Saturday morning, July 3rd, was the only day it rained in Paris for more than five minutes since before the World Cup started. Obviously, this freak thunder storm also coincided with Paris’ Chasse aux Trésors / Treasure Hunt. I say “obviously” because I’d decided to participate this year and, little known fact but my claim to fame, I am a magnet for the rain. The chance of precipitation wherever I live increases on any day that is 1) a weekend 2) when i plan to stay outside for more than 30 minutes. After that, the odds escalate exponentially depending on the significance of the event. If I plan to have a formal picnic on a dirt farm, I’ll be sure to let y’all know so you can run to higher ground and build an ark.

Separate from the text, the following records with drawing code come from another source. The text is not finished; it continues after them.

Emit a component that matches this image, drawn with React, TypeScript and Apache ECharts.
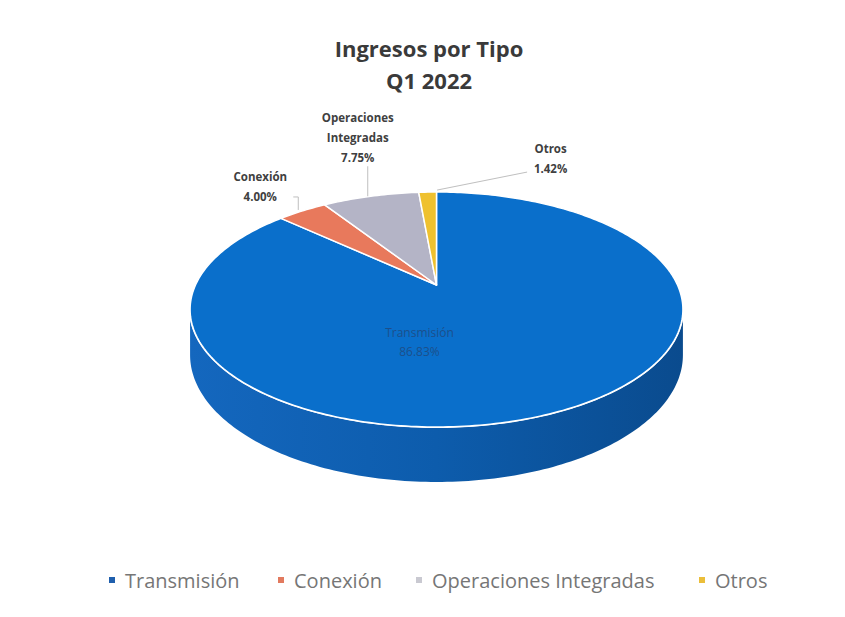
import React, { useEffect, useRef } from "react";
import * as echarts from "echarts";

// ---- data ----
const categories = ["Transmisión", "Conexión", "Operaciones Integradas", "Otros"];
const shares = [86.83, 4.0, 7.75, 1.42];
const labelNames = ["Transmisión", "Conexión", "Operaciones\nIntegradas", "Otros"];
const titleLines = ["Ingresos por Tipo", "Q1 2022"];

// ---- styles ----
const topColors = ["#0A6FCB", "#E8795C", "#B4B4C6", "#EFC12F"];
const legendColors = ["#1F5FAD", "#E27A5F", "#C9C9D1", "#EBBE3A"];
const legendLefts = [104, 273, 411, 694];

// ---- 3D pie geometry (layout) ----
const CX = 436.5;
const CY = 285;
const RX = 241;
const RY = 112.4;
const E = 0.2085;
const DEPTH = 43.5;
const SIL = (Math.acos(-E) * 180) / Math.PI; // silhouette angle

// label layout relative to anchor (anchorR = 1 rim at mid angle, 0 centre)
const labelLayout = [
  { anchorR: 0, dx: -17, dy: 57, leader: [] as number[][] },
  { anchorR: 1, dx: -42, dy: -24, leader: [[-4, -1], [-4, -14], [-9, -14]] },
  { anchorR: 1, dx: -13, dy: -59, leader: [[-3, 0], [-3, -30]] },
  { anchorR: 1, dx: 123, dy: -34, leader: [[9.5, -2], [99.5, -20]] },
];

function proj(phiDeg: number, r: number, drop: number): number[] {
  const p = (phiDeg * Math.PI) / 180;
  const u = r * Math.sin(p);
  const v = -r * Math.cos(p);
  const s = 1 / (1 - E * v);
  return [CX + RX * u * s, CY + RY * v * s + drop * s];
}

function rim(a: number, b: number, r: number, drop: number): number[][] {
  const pts: number[][] = [];
  const n = Math.max(2, Math.ceil(Math.abs(b - a)));
  for (let k = 0; k <= n; k++) pts.push(proj(a + ((b - a) * k) / n, r, drop));
  return pts;
}

export default function App() {
  const ref = useRef<HTMLDivElement>(null);
  useEffect(() => {
    document.body.style.margin = "0";
    if (!ref.current) return;
    const chart = echarts.init(ref.current, null, { renderer: "svg" });
    const total = shares.reduce((a, b) => a + b, 0);
    const starts: number[] = [];
    let acc = 0;
    shares.forEach((v) => {
      starts.push((acc / total) * 360);
      acc += v;
    });

    const series = categories.map((name, i) => ({
      type: "custom",
      name,
      coordinateSystem: "none",
      itemStyle: { color: legendColors[i] },
      data: [{ value: shares[i], name }],
      renderItem: () => {
        const a = starts[i];
        const b = a + (shares[i] / total) * 360;
        const children: any[] = [];
        // front wall
        const lo = Math.max(a, SIL);
        const hi = Math.min(b, 360 - SIL);
        if (hi > lo) {
          const top = rim(lo, hi, 1, 0);
          const bottom = rim(hi, lo, 1, DEPTH);
          children.push({
            type: "polygon",
            shape: { points: top.concat(bottom) },
            style: {
              fill: new echarts.graphic.LinearGradient(0, 0, 1, 0, [
                { offset: 0, color: "#1467BE" },
                { offset: 0.5, color: "#0D5CAC" },
                { offset: 1, color: "#0A4B8E" },
              ]),
            },
            z2: 1,
          });
          children.push({
            type: "polyline",
            shape: { points: top },
            style: { stroke: "#FFFFFF", lineWidth: 2, fill: null },
            z2: 2,
          });
        }
        // top face
        children.push({
          type: "polygon",
          shape: { points: [proj(0, 0, 0)].concat(rim(a, b, 1, 0)) },
          style: { fill: topColors[i], stroke: "#FFFFFF", lineWidth: 1.5, lineJoin: "round" },
          z2: 3,
        });
        // label
        const lay = labelLayout[i];
        const mid = (a + b) / 2;
        const anc = proj(mid, lay.anchorR, 0);
        if (lay.leader.length) {
          children.push({
            type: "polyline",
            shape: { points: lay.leader.map((p) => [anc[0] + p[0], anc[1] + p[1]]) },
            style: { stroke: "#BFBFBF", lineWidth: 1, fill: null },
            z2: 4,
          });
        }
        const inside = lay.anchorR === 0;
        children.push({
          type: "text",
          x: anc[0] + lay.dx,
          y: anc[1] + lay.dy,
          style: {
            text: labelNames[i] + "\n" + shares[i].toFixed(2) + "%",
            align: "center",
            verticalAlign: "middle",
            fontFamily: "Open Sans",
            fontSize: inside ? 12 : 11.5,
            fontWeight: inside ? "normal" : "bold",
            lineHeight: inside ? 19 : 20,
            fill: inside ? "#1C4F8B" : "#404040",
          },
          z2: 5,
        });
        return { type: "group", children };
      },
    }));

    chart.setOption({
      animation: false,
      backgroundColor: "#FFFFFF",
      graphic: [
        {
          type: "text",
          x: 429,
          y: 32,
          style: {
            text: titleLines.join("\n"),
            align: "center",
            verticalAlign: "top",
            fontFamily: "Open Sans",
            fontSize: 22,
            fontWeight: "bold",
            lineHeight: 32,
            fill: "#3A3A3A",
          },
        },
      ],
      legend: categories.map((name, i) => ({
        data: [{ name, itemStyle: { color: legendColors[i] } }],
        left: legendLefts[i],
        top: 565,
        icon: "rect",
        itemWidth: 6,
        itemHeight: 6,
        selectedMode: false,
        textStyle: {
          fontFamily: "Open Sans",
          fontSize: 20,
          color: "#767676",
          padding: [0, 0, 0, 5],
        },
      })),
      series,
    });
    return () => chart.dispose();
  }, []);
  return <div ref={ref} style={{ width: 845, height: 617 }} />;
}
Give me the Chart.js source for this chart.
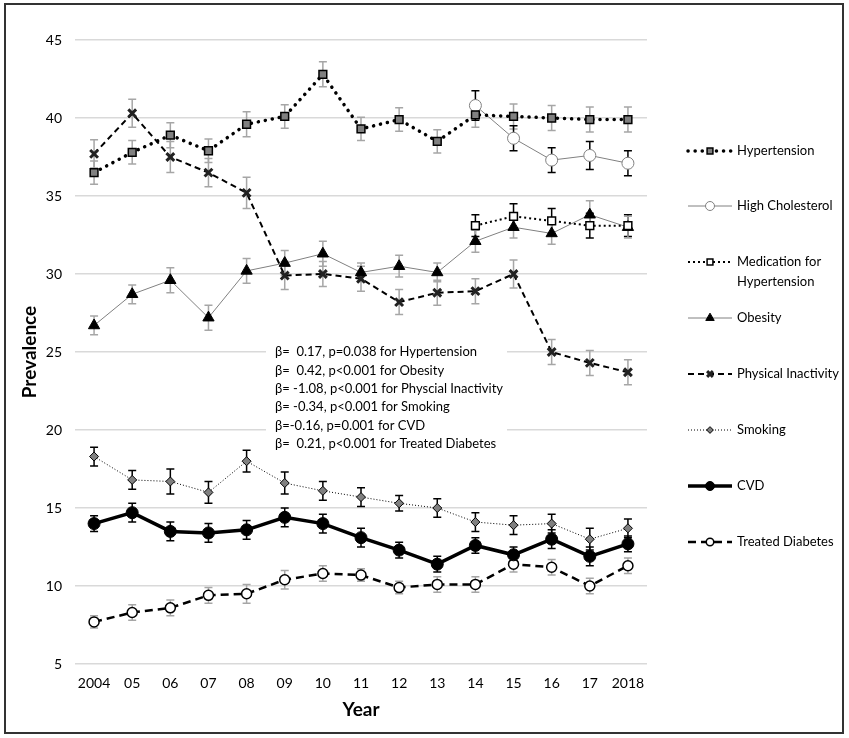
<!DOCTYPE html>
<html>
<head>
<meta charset="utf-8">
<script src="https://cdn.jsdelivr.net/npm/chart.js@4.4.1/dist/chart.umd.min.js"></script>
<style>
  html, body { margin: 0; padding: 0; background: #fff; }
  #wrap { width: 849px; height: 738px; position: relative; }
</style>
</head>
<body>
<div id="wrap"><canvas id="prevChart" width="849" height="738"></canvas></div>
<script>
// datos
const years = ['2004', '05', '06', '07', '08', '09', '10', '11', '12', '13', '14', '15', '16', '17', '2018'];
const yTicks = [5, 10, 15, 20, 25, 30, 35, 40, 45];

const hypertension    = [36.5, 37.8, 38.9, 37.9, 39.6, 40.1, 42.8, 39.3, 39.9, 38.5, 40.2, 40.1, 40.0, 39.9, 39.9];
const hypertensionErr = [0.75, 0.75, 0.8, 0.75, 0.8, 0.75, 0.8, 0.75, 0.75, 0.75, 0.8, 0.8, 0.8, 0.8, 0.8];
const cholesterol     = [null, null, null, null, null, null, null, null, null, null, 40.8, 38.7, 37.3, 37.6, 37.1];
const cholesterolErr  = [null, null, null, null, null, null, null, null, null, null, 0.95, 0.8, 0.8, 0.9, 0.8];
const medication      = [null, null, null, null, null, null, null, null, null, null, 33.1, 33.7, 33.4, 33.1, 33.1];
const medicationErr   = [null, null, null, null, null, null, null, null, null, null, 0.7, 0.8, 0.8, 0.8, 0.7];
const obesity         = [26.7, 28.7, 29.6, 27.2, 30.2, 30.7, 31.3, 30.1, 30.5, 30.1, 32.1, 33.0, 32.6, 33.8, 33.0];
const obesityErr      = [0.6, 0.6, 0.8, 0.8, 0.8, 0.8, 0.8, 0.6, 0.7, 0.6, 0.7, 0.7, 0.7, 0.9, 0.7];
const inactivity      = [37.7, 40.3, 37.5, 36.5, 35.2, 29.9, 30.0, 29.7, 28.2, 28.8, 28.9, 30.0, 25.0, 24.3, 23.7];
const inactivityErr   = [0.9, 0.9, 1.0, 0.9, 1.0, 0.9, 0.8, 0.8, 0.8, 0.8, 0.8, 0.9, 0.8, 0.8, 0.8];
const smoking         = [18.3, 16.8, 16.7, 16.0, 18.0, 16.6, 16.1, 15.7, 15.3, 15.0, 14.1, 13.9, 14.0, 13.0, 13.7];
const smokingErr      = [0.6, 0.6, 0.8, 0.7, 0.7, 0.7, 0.6, 0.6, 0.5, 0.6, 0.6, 0.6, 0.6, 0.7, 0.6];
const cvd             = [14.0, 14.7, 13.5, 13.4, 13.6, 14.4, 14.0, 13.1, 12.3, 11.4, 12.6, 12.0, 13.0, 11.9, 12.7];
const cvdErr          = [0.5, 0.6, 0.6, 0.6, 0.6, 0.6, 0.6, 0.6, 0.5, 0.5, 0.5, 0.5, 0.6, 0.6, 0.5];
const diabetes        = [7.7, 8.3, 8.6, 9.4, 9.5, 10.4, 10.8, 10.7, 9.9, 10.1, 10.1, 11.4, 11.2, 10.0, 11.3];
const diabetesErr     = [0.4, 0.5, 0.5, 0.5, 0.6, 0.6, 0.5, 0.4, 0.4, 0.5, 0.5, 0.5, 0.5, 0.5, 0.5];

const statsText = [
    'β=  0.17, p=0.038 for Hypertension',
    'β=  0.42, p<0.001 for Obesity',
    'β= -1.08, p<0.001 for Physcial Inactivity',
    'β= -0.34, p<0.001 for Smoking',
    'β=-0.16, p=0.001 for CVD',
    'β=  0.21, p<0.001 for Treated Diabetes'
];

const FONT = 'Lato, "Open Sans", sans-serif';

// barras de error
const errorBars = {
    id: 'errorBars',
    beforeDatasetsDraw(chart) {
        const ctx = chart.ctx;
        const y = chart.scales.y;
        chart.data.datasets.forEach((ds, di) => {
            const meta = chart.getDatasetMeta(di);
            ds.data.forEach((v, i) => {
                if (v === null || !ds.errors || ds.errors[i] == null) return;
                const x = meta.data[i].x;
                const top = y.getPixelForValue(v + ds.errors[i]);
                const bot = y.getPixelForValue(v - ds.errors[i]);
                ctx.save();
                ctx.strokeStyle = ds.errColor;
                ctx.lineWidth = 1.5;
                ctx.beginPath();
                ctx.moveTo(x, top); ctx.lineTo(x, bot);
                ctx.moveTo(x - 4, top); ctx.lineTo(x + 4, top);
                ctx.moveTo(x - 4, bot); ctx.lineTo(x + 4, bot);
                ctx.stroke();
                ctx.restore();
            });
        });
    }
};

// cuadro con los coeficientes
const statsBox = {
    id: 'statsBox',
    beforeDatasetsDraw(chart) {
        const ctx = chart.ctx;
        ctx.save();
        ctx.fillStyle = '#fff';
        ctx.fillRect(266, 341, 241, 113);
        ctx.fillStyle = '#000';
        ctx.font = '13px ' + FONT;
        ctx.textBaseline = 'middle';
        statsText.forEach((t, i) => ctx.fillText(t, 275, 352 + i * 18.4));
        ctx.restore();
    }
};

// leyenda a la derecha
const sideLegend = {
    id: 'sideLegend',
    afterDraw(chart) {
        const ctx = chart.ctx;
        const rows = [151, 206, 262, 318, 374, 430, 486, 542];
        chart.data.datasets.forEach((ds, i) => {
            const yy = rows[i];
            ctx.save();
            ctx.strokeStyle = ds.borderColor;
            ctx.lineWidth = ds.borderWidth;
            ctx.lineCap = ds.borderCapStyle || 'butt';
            ctx.setLineDash(ds.borderDash || []);
            ctx.beginPath();
            ctx.moveTo(688, yy); ctx.lineTo(732, yy);
            ctx.stroke();
            ctx.restore();
            ctx.save();
            ctx.fillStyle = ds.pointBackgroundColor;
            ctx.strokeStyle = ds.pointBorderColor;
            ctx.lineWidth = ds.pointBorderWidth;
            Chart.helpers.drawPoint(ctx, {
                pointStyle: ds.pointStyle,
                radius: ds.pointRadius * 0.75,
                rotation: 0,
                borderWidth: ds.pointBorderWidth
            }, 710, yy);
            ctx.restore();
            ctx.save();
            ctx.fillStyle = '#000';
            ctx.font = '13px ' + FONT;
            ctx.textBaseline = 'middle';
            const lines = Array.isArray(ds.label) ? ds.label : [ds.label];
            lines.forEach((t, k) => ctx.fillText(t, 737, yy + k * 20));
            ctx.restore();
        });
        // marco
        ctx.save();
        ctx.strokeStyle = '#333';
        ctx.lineWidth = 2;
        ctx.strokeRect(5, 4, 838, 729);
        ctx.restore();
    }
};

new Chart(document.getElementById('prevChart').getContext('2d'), {
    type: 'line',
    data: {
        labels: years,
        datasets: [
            {
                label: 'Hypertension', data: hypertension, errors: hypertensionErr, errColor: '#a6a6a6',
                borderColor: '#000', borderWidth: 3.5, borderDash: [0.1, 7], borderCapStyle: 'round',
                pointStyle: 'rect', pointRadius: 5.5, pointBackgroundColor: '#808080',
                pointBorderColor: '#000', pointBorderWidth: 1.5
            },
            {
                label: 'High Cholesterol', data: cholesterol, errors: cholesterolErr, errColor: '#000',
                borderColor: '#808080', borderWidth: 1,
                pointStyle: 'circle', pointRadius: 6, pointBackgroundColor: '#fff',
                pointBorderColor: '#808080', pointBorderWidth: 1
            },
            {
                label: ['Medication for', 'Hypertension'], data: medication, errors: medicationErr, errColor: '#000',
                borderColor: '#000', borderWidth: 2, borderDash: [2, 3],
                pointStyle: 'rect', pointRadius: 5.5, pointBackgroundColor: '#fff',
                pointBorderColor: '#000', pointBorderWidth: 1.5
            },
            {
                label: 'Obesity', data: obesity, errors: obesityErr, errColor: '#a6a6a6',
                borderColor: '#808080', borderWidth: 1,
                pointStyle: 'triangle', pointRadius: 6.5, pointBackgroundColor: '#000',
                pointBorderColor: '#000', pointBorderWidth: 1
            },
            {
                label: 'Physical Inactivity', data: inactivity, errors: inactivityErr, errColor: '#a6a6a6',
                borderColor: '#000', borderWidth: 2, borderDash: [6, 4],
                pointStyle: 'crossRot', pointRadius: 5.5, pointBackgroundColor: '#000',
                pointBorderColor: '#222', pointBorderWidth: 3
            },
            {
                label: 'Smoking', data: smoking, errors: smokingErr, errColor: '#000',
                borderColor: '#000', borderWidth: 1, borderDash: [1, 2],
                pointStyle: 'rectRot', pointRadius: 4.5, pointBackgroundColor: '#808080',
                pointBorderColor: '#000', pointBorderWidth: 1
            },
            {
                label: 'CVD', data: cvd, errors: cvdErr, errColor: '#000',
                borderColor: '#000', borderWidth: 3.5,
                pointStyle: 'circle', pointRadius: 6, pointBackgroundColor: '#000',
                pointBorderColor: '#000', pointBorderWidth: 1
            },
            {
                label: 'Treated Diabetes', data: diabetes, errors: diabetesErr, errColor: '#a6a6a6',
                borderColor: '#000', borderWidth: 2.5, borderDash: [8, 5],
                pointStyle: 'circle', pointRadius: 5, pointBackgroundColor: '#fff',
                pointBorderColor: '#000', pointBorderWidth: 1.5
            }
        ]
    },
    options: {
        responsive: false,
        animation: false,
        layout: { padding: { top: 40, right: 202, left: 0, bottom: 0 } },
        plugins: {
            legend: { display: false },
            tooltip: { enabled: false }
        },
        elements: { line: { tension: 0 } },
        scales: {
            x: {
                offset: true,
                grid: { display: false, drawTicks: false },
                border: { display: false },
                ticks: { color: '#000', font: { family: FONT, size: 14 }, padding: 11, maxRotation: 0, autoSkip: false },
                title: { display: true, text: 'Year', color: '#000', font: { family: FONT, size: 19, weight: 'bold' }, padding: { top: 4, bottom: 17 } },
                afterFit(scale) { scale.height = 74; }
            },
            y: {
                min: 5, max: 45,
                afterBuildTicks(scale) { scale.ticks = yTicks.map(v => ({ value: v })); },
                grid: { color: '#d9d9d9', lineWidth: 1.5, drawTicks: false },
                border: { display: false },
                ticks: { color: '#000', font: { family: FONT, size: 14 }, padding: 13 },
                title: { display: true, text: 'Prevalence', color: '#000', font: { family: FONT, size: 19, weight: 'bold' }, padding: { top: 18, bottom: 4 } },
                afterFit(scale) { scale.width = 75; }
            }
        }
    },
    plugins: [statsBox, errorBars, sideLegend]
});
</script>
</body>
</html>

Ten o’clock Saturday morning, I struck out with my team, which consisted of Paris Karin (who also happens to be my fiancée) and Anaïs, my 13-year-old daughter. Anaïs is easy to recognize–she’s the one wearing roller blades in the rain on the marble staircase. Karin’s the one walking behind her thinking of all the possible ways to reformulate the sentiment, “I told you so.” Me? Clearly, I’m the weak link.
The adventure started at the Mairie du Dix-neuvième (City Hall of the 19th district) which is five minutes away from our place. Skirting past the wedding parties filling the lobby like too much icing in a 19th century Twinkie, I discovered the first challenge of the contest was to find out where the registration room is located. Once there, I called Karin because the very smiley volunteers explained that everyone on my team needed to be there. She escorted the roller bladed girl-child through the marble halls, across the rain drenched courtyard, up the marble staircase and into the room where I was all set to fill out any forms or swear to any requisite blood oath, only to find out I’d misunderstood the instructions and the presence of my loved ones was not mandatory, necessary or probably even desired.
Among the literature they thrust at us to get us out of the door were these fake newspapers with clues to the puzzles which we were to follow for the rest of the morning. The basic idea of the day’s events was for us to decipher the enigmas outlined in the paper which, once solved, would lead us across the district to our final objective: the Roses of Jericho that the great flood of 1910 washed out of the Jardin des Plantes. I’d like to take the chance right here and right now to congratulate whoever wrote the English text (Karin and I took the English version, Anaïs took the French one for me to carry around just for fun) because, with all the word games and puns, it had to be different from the original French and still make sense. Great job; the effort was appreciated!
We set sail on our two-hour tour that began in the square Armand Carrell, right in front of the City Hall. From there we followed the clues across the street and into the Parc des Buttes Chaumont where we confronted our first–OK, it was the first if you don’t count the rain, the stairs, the city hall–rollerblade obstacle in the form of a hill we had to descend that was so steep Anaïs had to latch onto my backpack to avoid breaking something she might need later. We kept following the indications to an incline that had Mont Blanc aspirations and my offspring had to cling onto Karin to scale the treacherous path.
A few more obstacles like this later and Anaïs was all for switching out the skates for the spare pair of shoes I’d brought along. While we made the change in the rain, I discovered Anaïs hadn’t brought a long a bag to carry the skates like I’d told her to back at my place when I’d insisted that her whole rollerblade folly was a plan concocted by the devil to make my day a living hell. She offered to carry them but seeing her clumsily clutching the dirty skates to her sweater and those soft kitten eyes looking up at me from underneath the brim of her rain soaked cap I knew our fun would end faster than a snowman in the Sahara at noon if I didn’t act, so I wedged the blades into my backpack which immediately doubled in volume and developed interesting new bumps that jutted into my back at vicious angles. Needles to say, this really got Karin’s gloat.
But you know what? From there on out, we had a great time. No, the rain didn’t stop right away, the two-hour walk ran into four hours, one of the shopkeepers supposed to give us a secret code-word didn’t show up to work that day (I kid you not), one of the clues led us to a dead end so I walked into every shop on the rue Lassus asking if they knew anything about the Treasure Hunt until I found the right place and the kind woman asked me, my very American fiancée and my 13-year-old daughter French riddles that soared so far over our heads we couldn’t even hear them whizzing past. (“Je suis Sophie, mais je ne suis pas Sophie. Qui suis-je?” Go figure–and leave any answers in the Comments Section!)
Despite all of these setbacks, we were able to find the treasure. I’m not talking about the dried Rose of Jericho that the volunteers waiting at the end of the adventure forgot to tell us to nourish with the park water Karin had been carrying around for four hours in an Evian bottle we’d pulled from the trash. Nope, the treasure we found kept us smiling even after we settled on the sofa, kicked off our rain drenched shoes and peeled off our soaked socks. The treasure is the memory of the jokes we told, the laughs we had, the places we went, the things we saw, the mysteries we solved and the fun we had even though we had no idea what we were getting ourselves into earlier that morning when we’d strapped on our rollerblades and glided out into the rain.